Output the material word for word. Leave each picture out.

___ Data ___

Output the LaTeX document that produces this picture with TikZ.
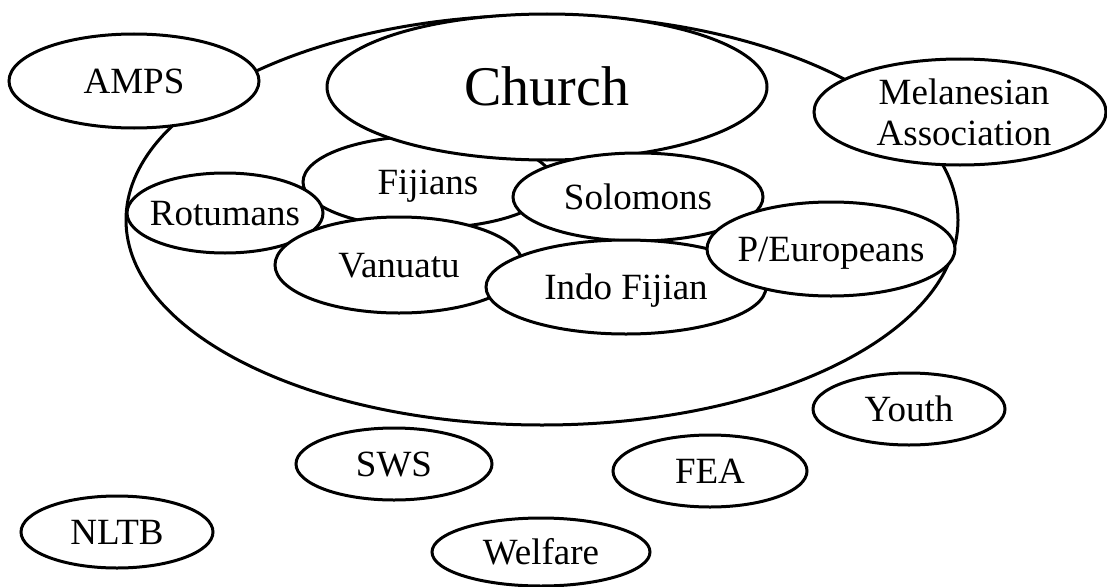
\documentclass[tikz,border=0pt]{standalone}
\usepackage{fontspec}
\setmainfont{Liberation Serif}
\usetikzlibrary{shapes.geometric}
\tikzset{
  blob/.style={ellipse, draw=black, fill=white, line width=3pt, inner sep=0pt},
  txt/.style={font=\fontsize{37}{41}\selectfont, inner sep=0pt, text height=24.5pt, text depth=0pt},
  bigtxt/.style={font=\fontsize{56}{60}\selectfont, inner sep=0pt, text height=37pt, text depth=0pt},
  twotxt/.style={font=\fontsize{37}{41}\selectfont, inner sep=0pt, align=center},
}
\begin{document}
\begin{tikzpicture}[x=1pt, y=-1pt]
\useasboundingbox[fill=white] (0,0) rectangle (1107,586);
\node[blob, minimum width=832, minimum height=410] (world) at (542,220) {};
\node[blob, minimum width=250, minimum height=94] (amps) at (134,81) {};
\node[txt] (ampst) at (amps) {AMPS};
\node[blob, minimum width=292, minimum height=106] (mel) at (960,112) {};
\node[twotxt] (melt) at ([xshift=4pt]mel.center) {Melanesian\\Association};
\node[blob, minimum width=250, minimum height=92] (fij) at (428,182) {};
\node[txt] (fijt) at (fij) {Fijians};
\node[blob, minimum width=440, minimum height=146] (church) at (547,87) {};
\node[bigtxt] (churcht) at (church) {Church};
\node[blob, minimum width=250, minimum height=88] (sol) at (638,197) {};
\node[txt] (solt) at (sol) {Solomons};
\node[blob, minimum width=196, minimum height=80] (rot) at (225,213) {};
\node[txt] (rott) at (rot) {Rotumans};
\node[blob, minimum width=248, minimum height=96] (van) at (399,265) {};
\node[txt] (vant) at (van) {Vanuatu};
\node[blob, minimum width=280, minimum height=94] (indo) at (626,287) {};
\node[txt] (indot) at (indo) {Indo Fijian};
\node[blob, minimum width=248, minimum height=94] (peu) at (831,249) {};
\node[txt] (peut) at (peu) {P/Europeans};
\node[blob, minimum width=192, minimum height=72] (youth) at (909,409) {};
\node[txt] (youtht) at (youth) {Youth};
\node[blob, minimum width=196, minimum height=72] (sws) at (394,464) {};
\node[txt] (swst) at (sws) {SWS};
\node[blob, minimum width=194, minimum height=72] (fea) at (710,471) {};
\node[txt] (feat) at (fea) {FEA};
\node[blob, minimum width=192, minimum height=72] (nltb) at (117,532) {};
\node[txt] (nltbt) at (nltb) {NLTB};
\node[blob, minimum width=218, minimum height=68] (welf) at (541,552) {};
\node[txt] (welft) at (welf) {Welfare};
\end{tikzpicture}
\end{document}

___

Exercise result
Output the LaTeX document that produces this picture with TikZ.
\documentclass[tikz,border=0pt]{standalone}
\usepackage{fontspec}
\setmainfont{Liberation Serif}
\usetikzlibrary{shapes.geometric}
\tikzset{
  blob/.style={ellipse, draw=black, fill=white, line width=3pt, inner sep=0pt},
  txt/.style={font=\fontsize{37}{41}\selectfont, inner sep=0pt, text height=24.5pt, text depth=0pt},
  bigtxt/.style={font=\fontsize{56}{60}\selectfont, inner sep=0pt, text height=37pt, text depth=0pt},
  twotxt/.style={font=\fontsize{37}{41}\selectfont, inner sep=0pt, align=center},
}
\begin{document}
\begin{tikzpicture}[x=1pt, y=-1pt]
\useasboundingbox[fill=white] (0,0) rectangle (1107,586);
\node[blob, minimum width=832, minimum height=410] (world) at (542,220) {};
\node[blob, minimum width=250, minimum height=94] (amps) at (134,81) {};
\node[txt] (ampst) at (amps) {AMPS};
\node[blob, minimum width=292, minimum height=106] (mel) at (960,112) {};
\node[twotxt] (melt) at ([xshift=4pt]mel.center) {Melanesian\\Association};
\node[blob, minimum width=250, minimum height=92] (fij) at (428,182) {};
\node[txt] (fijt) at (fij) {Fijians};
\node[blob, minimum width=440, minimum height=146] (church) at (547,87) {};
\node[bigtxt] (churcht) at (church) {Church};
\node[blob, minimum width=250, minimum height=88] (sol) at (638,197) {};
\node[txt] (solt) at (sol) {Solomons};
\node[blob, minimum width=196, minimum height=80] (rot) at (225,213) {};
\node[txt] (rott) at (rot) {Rotumans};
\node[blob, minimum width=248, minimum height=96] (van) at (399,265) {};
\node[txt] (vant) at (van) {Vanuatu};
\node[blob, minimum width=280, minimum height=94] (indo) at (626,287) {};
\node[txt] (indot) at (indo) {Indo Fijian};
\node[blob, minimum width=248, minimum height=94] (peu) at (831,249) {};
\node[txt] (peut) at (peu) {P/Europeans};
\node[blob, minimum width=192, minimum height=72] (youth) at (909,409) {};
\node[txt] (youtht) at (youth) {Youth};
\node[blob, minimum width=196, minimum height=72] (sws) at (394,464) {};
\node[txt] (swst) at (sws) {SWS};
\node[blob, minimum width=194, minimum height=72] (fea) at (710,471) {};
\node[txt] (feat) at (fea) {FEA};
\node[blob, minimum width=192, minimum height=72] (nltb) at (117,532) {};
\node[txt] (nltbt) at (nltb) {NLTB};
\node[blob, minimum width=218, minimum height=68] (welf) at (541,552) {};
\node[txt] (welft) at (welf) {Welfare};
\end{tikzpicture}
\end{document}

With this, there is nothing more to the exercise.